>>>
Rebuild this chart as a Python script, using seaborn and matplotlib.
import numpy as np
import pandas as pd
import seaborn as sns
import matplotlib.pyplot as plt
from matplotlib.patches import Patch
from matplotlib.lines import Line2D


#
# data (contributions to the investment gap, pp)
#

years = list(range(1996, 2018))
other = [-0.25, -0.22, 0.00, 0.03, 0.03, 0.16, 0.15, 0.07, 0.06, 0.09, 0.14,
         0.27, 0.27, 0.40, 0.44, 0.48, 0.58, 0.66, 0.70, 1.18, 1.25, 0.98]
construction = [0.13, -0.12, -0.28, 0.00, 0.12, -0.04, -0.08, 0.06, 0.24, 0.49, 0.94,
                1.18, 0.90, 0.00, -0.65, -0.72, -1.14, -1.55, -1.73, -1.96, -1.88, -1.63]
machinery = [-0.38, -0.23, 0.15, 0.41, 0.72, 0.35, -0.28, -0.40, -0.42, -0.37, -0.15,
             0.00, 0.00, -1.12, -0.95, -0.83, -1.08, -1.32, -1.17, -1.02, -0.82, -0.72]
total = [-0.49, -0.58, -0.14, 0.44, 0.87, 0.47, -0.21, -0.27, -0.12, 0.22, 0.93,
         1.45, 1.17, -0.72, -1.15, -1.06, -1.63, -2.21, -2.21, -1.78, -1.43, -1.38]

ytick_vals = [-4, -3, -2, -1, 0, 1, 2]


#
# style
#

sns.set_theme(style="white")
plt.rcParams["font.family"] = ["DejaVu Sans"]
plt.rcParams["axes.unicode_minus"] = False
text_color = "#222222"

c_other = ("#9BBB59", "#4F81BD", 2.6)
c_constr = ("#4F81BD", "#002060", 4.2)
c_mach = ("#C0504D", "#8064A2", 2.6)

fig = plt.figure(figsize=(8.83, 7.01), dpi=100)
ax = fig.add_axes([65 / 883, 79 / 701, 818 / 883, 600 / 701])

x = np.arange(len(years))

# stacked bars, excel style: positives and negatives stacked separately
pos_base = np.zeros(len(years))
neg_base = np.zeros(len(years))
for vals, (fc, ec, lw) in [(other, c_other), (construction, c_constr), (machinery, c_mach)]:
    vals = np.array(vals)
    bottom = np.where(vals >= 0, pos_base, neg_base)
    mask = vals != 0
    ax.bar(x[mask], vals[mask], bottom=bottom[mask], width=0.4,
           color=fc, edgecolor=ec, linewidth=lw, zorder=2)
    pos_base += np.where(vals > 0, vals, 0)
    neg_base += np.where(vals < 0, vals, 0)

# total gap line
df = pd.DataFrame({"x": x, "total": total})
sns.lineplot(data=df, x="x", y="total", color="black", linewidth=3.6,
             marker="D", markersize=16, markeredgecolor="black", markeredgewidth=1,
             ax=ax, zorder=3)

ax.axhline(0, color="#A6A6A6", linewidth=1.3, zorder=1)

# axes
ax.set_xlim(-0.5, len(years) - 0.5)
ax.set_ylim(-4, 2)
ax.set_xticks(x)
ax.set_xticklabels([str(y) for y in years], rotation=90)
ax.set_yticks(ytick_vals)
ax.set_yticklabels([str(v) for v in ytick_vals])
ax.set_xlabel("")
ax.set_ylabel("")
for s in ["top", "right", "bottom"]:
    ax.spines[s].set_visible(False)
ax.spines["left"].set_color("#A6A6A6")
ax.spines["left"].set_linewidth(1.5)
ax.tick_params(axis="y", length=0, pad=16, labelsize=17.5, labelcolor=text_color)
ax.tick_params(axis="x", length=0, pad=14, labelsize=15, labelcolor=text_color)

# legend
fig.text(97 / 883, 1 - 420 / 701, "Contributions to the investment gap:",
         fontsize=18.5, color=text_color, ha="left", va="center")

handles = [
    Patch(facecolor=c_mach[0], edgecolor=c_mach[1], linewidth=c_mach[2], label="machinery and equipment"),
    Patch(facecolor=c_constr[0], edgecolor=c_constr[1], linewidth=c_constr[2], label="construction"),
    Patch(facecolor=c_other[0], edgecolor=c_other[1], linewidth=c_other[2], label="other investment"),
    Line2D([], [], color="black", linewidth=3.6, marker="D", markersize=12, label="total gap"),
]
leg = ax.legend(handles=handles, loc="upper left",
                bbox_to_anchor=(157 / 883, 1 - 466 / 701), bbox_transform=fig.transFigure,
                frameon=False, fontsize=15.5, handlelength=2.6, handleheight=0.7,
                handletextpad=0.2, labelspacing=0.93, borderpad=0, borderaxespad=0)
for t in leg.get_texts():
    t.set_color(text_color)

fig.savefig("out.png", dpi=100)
<<<
[Given request] Output the listing above word for word.

[In response]
Rebuild this chart as a Python script, using seaborn and matplotlib.
import numpy as np
import pandas as pd
import seaborn as sns
import matplotlib.pyplot as plt
from matplotlib.patches import Patch
from matplotlib.lines import Line2D


#
# data (contributions to the investment gap, pp)
#

years = list(range(1996, 2018))
other = [-0.25, -0.22, 0.00, 0.03, 0.03, 0.16, 0.15, 0.07, 0.06, 0.09, 0.14,
         0.27, 0.27, 0.40, 0.44, 0.48, 0.58, 0.66, 0.70, 1.18, 1.25, 0.98]
construction = [0.13, -0.12, -0.28, 0.00, 0.12, -0.04, -0.08, 0.06, 0.24, 0.49, 0.94,
                1.18, 0.90, 0.00, -0.65, -0.72, -1.14, -1.55, -1.73, -1.96, -1.88, -1.63]
machinery = [-0.38, -0.23, 0.15, 0.41, 0.72, 0.35, -0.28, -0.40, -0.42, -0.37, -0.15,
             0.00, 0.00, -1.12, -0.95, -0.83, -1.08, -1.32, -1.17, -1.02, -0.82, -0.72]
total = [-0.49, -0.58, -0.14, 0.44, 0.87, 0.47, -0.21, -0.27, -0.12, 0.22, 0.93,
         1.45, 1.17, -0.72, -1.15, -1.06, -1.63, -2.21, -2.21, -1.78, -1.43, -1.38]

ytick_vals = [-4, -3, -2, -1, 0, 1, 2]


#
# style
#

sns.set_theme(style="white")
plt.rcParams["font.family"] = ["DejaVu Sans"]
plt.rcParams["axes.unicode_minus"] = False
text_color = "#222222"

c_other = ("#9BBB59", "#4F81BD", 2.6)
c_constr = ("#4F81BD", "#002060", 4.2)
c_mach = ("#C0504D", "#8064A2", 2.6)

fig = plt.figure(figsize=(8.83, 7.01), dpi=100)
ax = fig.add_axes([65 / 883, 79 / 701, 818 / 883, 600 / 701])

x = np.arange(len(years))

# stacked bars, excel style: positives and negatives stacked separately
pos_base = np.zeros(len(years))
neg_base = np.zeros(len(years))
for vals, (fc, ec, lw) in [(other, c_other), (construction, c_constr), (machinery, c_mach)]:
    vals = np.array(vals)
    bottom = np.where(vals >= 0, pos_base, neg_base)
    mask = vals != 0
    ax.bar(x[mask], vals[mask], bottom=bottom[mask], width=0.4,
           color=fc, edgecolor=ec, linewidth=lw, zorder=2)
    pos_base += np.where(vals > 0, vals, 0)
    neg_base += np.where(vals < 0, vals, 0)

# total gap line
df = pd.DataFrame({"x": x, "total": total})
sns.lineplot(data=df, x="x", y="total", color="black", linewidth=3.6,
             marker="D", markersize=16, markeredgecolor="black", markeredgewidth=1,
             ax=ax, zorder=3)

ax.axhline(0, color="#A6A6A6", linewidth=1.3, zorder=1)

# axes
ax.set_xlim(-0.5, len(years) - 0.5)
ax.set_ylim(-4, 2)
ax.set_xticks(x)
ax.set_xticklabels([str(y) for y in years], rotation=90)
ax.set_yticks(ytick_vals)
ax.set_yticklabels([str(v) for v in ytick_vals])
ax.set_xlabel("")
ax.set_ylabel("")
for s in ["top", "right", "bottom"]:
    ax.spines[s].set_visible(False)
ax.spines["left"].set_color("#A6A6A6")
ax.spines["left"].set_linewidth(1.5)
ax.tick_params(axis="y", length=0, pad=16, labelsize=17.5, labelcolor=text_color)
ax.tick_params(axis="x", length=0, pad=14, labelsize=15, labelcolor=text_color)

# legend
fig.text(97 / 883, 1 - 420 / 701, "Contributions to the investment gap:",
         fontsize=18.5, color=text_color, ha="left", va="center")

handles = [
    Patch(facecolor=c_mach[0], edgecolor=c_mach[1], linewidth=c_mach[2], label="machinery and equipment"),
    Patch(facecolor=c_constr[0], edgecolor=c_constr[1], linewidth=c_constr[2], label="construction"),
    Patch(facecolor=c_other[0], edgecolor=c_other[1], linewidth=c_other[2], label="other investment"),
    Line2D([], [], color="black", linewidth=3.6, marker="D", markersize=12, label="total gap"),
]
leg = ax.legend(handles=handles, loc="upper left",
                bbox_to_anchor=(157 / 883, 1 - 466 / 701), bbox_transform=fig.transFigure,
                frameon=False, fontsize=15.5, handlelength=2.6, handleheight=0.7,
                handletextpad=0.2, labelspacing=0.93, borderpad=0, borderaxespad=0)
for t in leg.get_texts():
    t.set_color(text_color)

fig.savefig("out.png", dpi=100)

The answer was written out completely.